I think the P2000SK is a really nice handgun for some. But I like a longer BBL. and a larger gripthis is why I picked the USPCompact over the SK.:smt1099


----------



## jason0007

wiseguy said:


> While awaiting Uncle Sam's tax return check I have been trying to decide which gun I want as my carry weapon. I've narrowed it down to the P2000SK and USP Compact...but now I'm stuck. I am also having trouble deciding which calibre to carry in...HELP


i have the same dilemma as well...
i am trying to decide between a p2000/ p2000sk/usp compact..
in 9mm..

does anyone have a preference for the type of trigger on any of these three hanguns? what trigger do u carry for those who own them..and pros and cons??


----------



## mw1311

jason0007 said:


> i have the same dilemma as well...
> i am trying to decide between a p2000/ p2000sk/usp compact..
> in 9mm..
> 
> does anyone have a preference for the type of trigger on any of these three hanguns? what trigger do u carry for those who own them..and pros and cons??

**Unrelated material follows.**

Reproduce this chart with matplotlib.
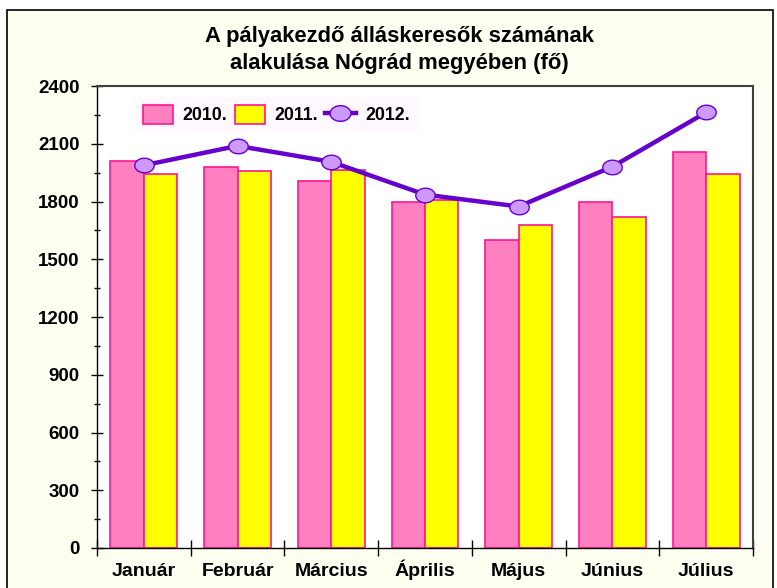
import numpy as np
import matplotlib.pyplot as plt
import matplotlib.patches as patches
from matplotlib.path import Path

plt.rcParams['font.family'] = ['Liberation Sans', 'DejaVu Sans']
plt.rcParams['font.weight'] = 'bold'

months = ['Január', 'Február', 'Március', 'Április', 'Május', 'Június', 'Július']
y2010 = [2012, 1978, 1908, 1797, 1600, 1795, 2056]
y2011 = [1942, 1960, 1962, 1806, 1678, 1721, 1942]
y2012 = [1988, 2089, 2006, 1836, 1774, 1981, 2263]
series_names = ['2010.', '2011.', '2012.']

# ellipse shaped marker
t = np.linspace(0, 2 * np.pi, 60)
ellipse = Path(np.column_stack([np.cos(t), 0.75 * np.sin(t)]), closed=True)

fig = plt.figure(figsize=(7.77, 5.88), dpi=100)
fig.patch.set_facecolor('white')

# cream chart area with black frame
frame = patches.Rectangle((7 / 777, -0.01), 766 / 777, 1 - 10 / 588 + 0.01,
                          transform=fig.transFigure, facecolor='#FFFFF2',
                          edgecolor='black', linewidth=1.2, zorder=-5)
fig.patches.append(frame)

ax = fig.add_axes([97 / 777, 1 - 548 / 588, 656 / 777, 462 / 588])
ax.set_facecolor('white')

x = np.arange(len(months))
w = 0.357
b1 = ax.bar(x - w / 2, y2010, w, color='#FF80C0', edgecolor='#FF1493', linewidth=1.2,
            label=series_names[0], zorder=2)
b2 = ax.bar(x + w / 2, y2011, w, color='#FFFF00', edgecolor='#FF1493', linewidth=1.2,
            label=series_names[1], zorder=2)
l3, = ax.plot(x, y2012, color='#6600CC', linewidth=3.2, marker=ellipse, markersize=14,
              markerfacecolor='#CC99FF', markeredgecolor='#6600CC', markeredgewidth=1,
              label=series_names[2], zorder=3)

ax.set_xlim(-0.5, len(months) - 0.5)
ax.set_ylim(0, 2400)
ax.set_yticks(np.arange(0, 2401, 300))
ax.set_yticks(np.arange(150, 2400, 300), minor=True)
ax.tick_params(axis='y', which='major', direction='inout', length=9, width=1,
               labelsize=13.5, pad=8)
ax.tick_params(axis='y', which='minor', direction='inout', length=5, width=1)

# category boundaries as x ticks, labels in the middle
ax.set_xticks(np.arange(-0.5, len(months) - 0.4, 1))
ax.set_xticklabels([])
ax.set_xticks(x, minor=True)
ax.set_xticklabels(months, minor=True, va='baseline')
ax.tick_params(axis='x', which='major', direction='inout', length=12, width=1)
ax.tick_params(axis='x', which='minor', length=0, labelsize=14, pad=20)

for side in ['top', 'right']:
    ax.spines[side].set_color('#404040')
    ax.spines[side].set_linewidth(1.5)
for side in ['left', 'bottom']:
    ax.spines[side].set_color('black')
    ax.spines[side].set_linewidth(1)

leg = ax.legend([b1, b2, l3], series_names, loc='upper left',
                bbox_to_anchor=(0.044, 0.996), ncol=3,
                frameon=True, fontsize=12.8, handlelength=1.7, handleheight=1.3,
                columnspacing=0.4, handletextpad=0.55, borderpad=0.45,
                fancybox=False)
leg.get_frame().set_facecolor('#FFF8FF')
leg.get_frame().set_edgecolor('none')
leg.legend_handles[2].set_markersize(15)

fig.text(0.514, 1 - 50 / 588, 'A pályakezdő álláskeresők számának\nalakulása Nógrád megyében (fő)',
         ha='center', va='center', fontsize=15.8, fontweight='bold', linespacing=1.4)

fig.savefig('out.png', dpi=100)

LEM Trigger all the way! Same pull & nice reset.

I had the same trouble while waiting for the tax refund. I just got the P2000 and love it, no regrets.


----------



## stupidman

I carry my USPc frequently but I think my p2000 is a little bit more comfortable to conceal. But, I do like that the USPc has a mannual safety. I don't think that the sk conceals that much better than the regular p2000 so I would recommend the regular p2000. when deciding on caliber I would say that depends on what you already have now.


----------



## -gunut-

I like the USP compact. Mainly because I like the .45 and like carrying C&L and that is not an option with the P2000 series. I also like carrying bigger guns. There is no way I would want to use one of those SK's in a gun fight. With my USPc .45 is use Comp-tac C-TAC holster and wilderness instructors belt and the thing disappears! I don't even have to wear a larger shirt. I love my set-up!


----------



## Shipwreck

Well, U needa decide if U wanna keep it cocked and locked or not. If not, the P2000. If so, the USpc.

I will say that had I not found the P99 compact, I"d probably have a P2000SK now.


----------



## Flanker

-gunut- said:


> I like the USP compact. Mainly because I like the .45 and like carrying C&L and that is not an option with the P2000 series. I also like carrying bigger guns. There is no way I would want to use one of those SK's in a gun fight. With my USPc .45 is use Comp-tac C-TAC holster and wilderness instructors belt and the thing disappears! I don't even have to wear a larger shirt. I love my set-up!


=====
I agree using a Comp-Tac holster is the way to go. Also having a really good gun belt.
http://s168.photobucket.com/albums/...on=view&current=HK45Comp-TacUndercoverPro.jpg


----------



## jwkimber45

A USPc in .45 is my daily carry gun. V9 - Condition 1 of course. Unless you are extremely small waisted the USPc will conceal just fine with a proper belt/holster!!!!

Thats my vote. I just don't care for the DA trigger pull.


----------



## jason0007

does the p2000sk have a manual safety lever?


----------



## -gunut-

jason0007 said:


> does the p2000sk have a manual safety lever?


Nope


----------



## mw1311

jason0007 said:


> does the p2000sk have a manual safety lever?


do you need one? :smt033


----------



## -gunut-

mw1311 said:


> do you need one? :smt033


I would like one :mrgreen:


----------



## mw1311

The only safety you'll ever need sits between your ears. :smt066


----------



## Shipwreck

jason0007 said:


> does the p2000sk have a manual safety lever?


No. If U get the DA/SA version, it will have a decocker on the rear of the slide - but no safety. The LEM version doesn't have the decocker.

The USPc has a safety that works as a decocker, unless U get the LEM version of the USPc - then it has no lever.


----------



## falshman70

I gotta agree w/ mw1311 all the way! P2000 w/ the LEM trigger is a great carry choice. I have trouble w/ DA/SA guns. I find I like the consistent pull of the LEM. And as noted, the reset is much shorter.

Seems to me you don't need a safety to worry with if you ever need to pull your gun. I think the KISS principle is the way to go. So I have the P2000 LEM version and a Kahr P9 for carry. Bedside gun is a S&W 686. All of them are DA only. For the range I like my 1911's SA and my Sig P229 in DA/SA, but for carry I want to keep it simple.


----------



## wiseguy

Hey guys, thanks for all the responses. Later today I'm gonna go out and see if I can find a shop with a P2000. I held the USPc and the P2000SK last time i went to my preferred range and I wasn't too keen on the SK grip...waaaay too small for me, but I'm mainly concerned with concealment regarding a larger gun. Whatever choice I make I'll post pics when I get it. Does either gun come in two tone black wih a metalic slide?


----------



## mw1311

wiseguy said:


> Hey guys, thanks for all the responses. Later today I'm gonna go out and see if I can find a shop with a P2000. I held the USPc and the P2000SK last time i went to my preferred range and I wasn't too keen on the SK grip...waaaay too small for me, but I'm mainly concerned with concealment regarding a larger gun. Whatever choice I make I'll post pics when I get it. Does either gun come in two tone black wih a metalic slide?


nope, black only...........I'd wear the finish off & then send the slide to Robar or Tripp for a nice refinish.


----------